Tungsten and molybdenum based polyoxometalates for photo and electrocatalytic carbon dioxide conversion – A critical review

Abstract

Today, carbon dioxide (CO2) is one of the most pervasive greenhouse gases in the atmosphere, mainly because of the burning of fossil fuels. The carbon dioxide reduction reaction by photocatalysis and electrocatalysis is one approach that holds a lot of promise for easing the global crisis on the environmental and energy fronts. Developing and constructing high-performance photo- and electrocatalysts is a challenge that is being studied. The class of anionic metal-oxo clusters known as polyoxometalates (POMs) brings diverse and interesting chemical and physical characteristics that can be modified easily.
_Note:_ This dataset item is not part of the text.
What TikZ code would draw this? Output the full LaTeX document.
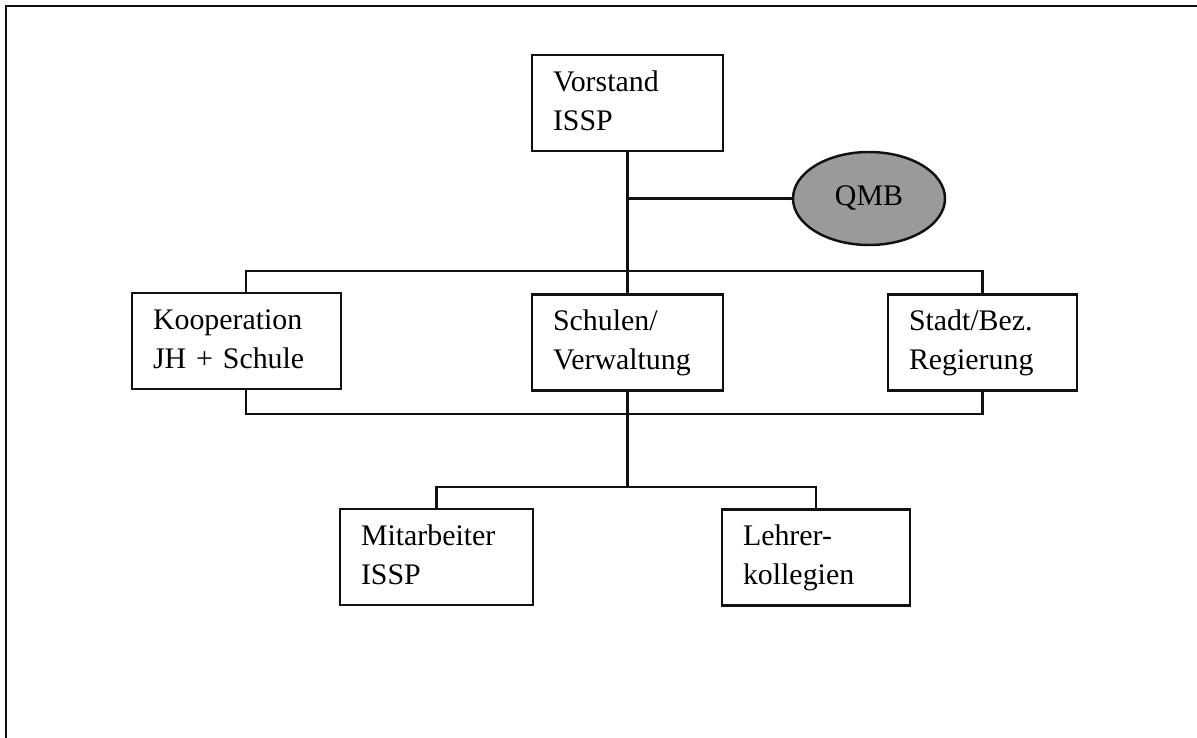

The studies reveal that POMs are emerging to be distinctive photo/electrocatalysts for these reactions because of their unmatched advantages, like thermal and redox stability, light-absorbing capacity, quasi-semiconductor properties, etc. Numerous studies have demonstrated the capability of tungsten and molybdenum-based photo- and electrocatalysts for CO2 reduction and conversion into value-added products. This review has covered the most recent developments in tungsten and molybdenum-based POMs that convert CO2 into multiple products (CO, H2, HCOOH, HCHO, CH3OH, etc.). Perspectives for designing and constructing different kinds of POM-based catalytic systems have been offered.